Research on Multifunctional Suspension Controller Based on Bidirectional Buck-Boost Circuit

Abstract The active suspensions have high energy consumption problems, while energy-regenerative suspensions have limited performance in improving vibration effects. In order to make up for the contradiction between the dynamic performance of the suspension and the energy consumption, this paper uses a linear motor with a bidirectional Buck-Boost circuit to design a multifunctional controller. On this basis, Energy-Consuming Active Control (ECAC) and Regenerative Semi-Active Control (RSAC) strategies are proposed. They make full use of the motor's characteristics in different working areas and improve the scope of application of the suspension. Besides, to ensure that the motor current can accurately track the target value, the inner loop controller uses fuzzy PID to achieve it, which improves the controller's adaptability and reduces the need for the mathematical model of the control object. The simulation results show that the proposed control circuit can achieve the required control effect.
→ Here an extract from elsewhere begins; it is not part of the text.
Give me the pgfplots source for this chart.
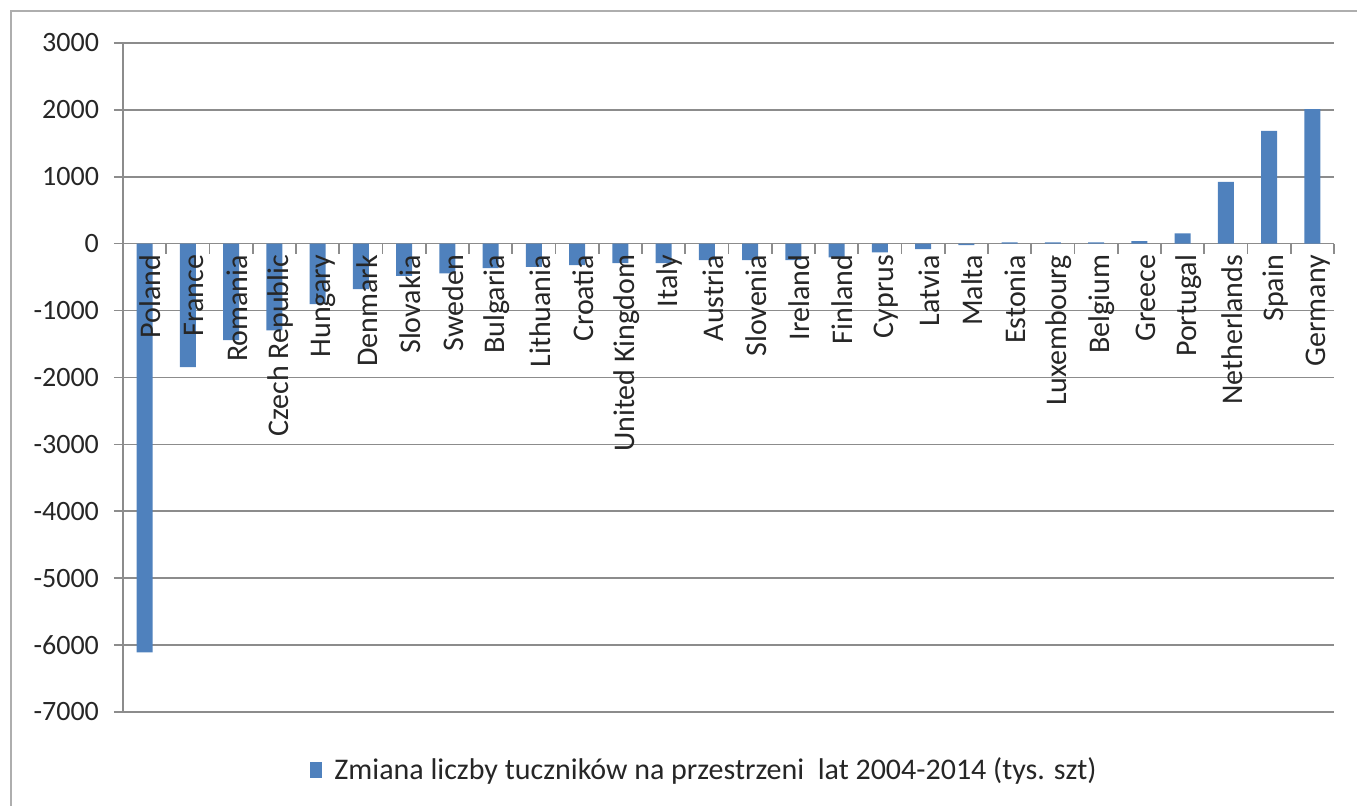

Under the active control strategy, the ride comfort of the vehicle is improved by about 27%, and other performances are also controlled within an appropriate range. In the energy-regenerative mode, not only is the energy recovered, but the vehicle ride comfort is also improved by about 10%. Compared with the traditional single-performance suspension, the proposed suspension system improves the suspension's overall performance and satisfies different driving conditions and driver needs.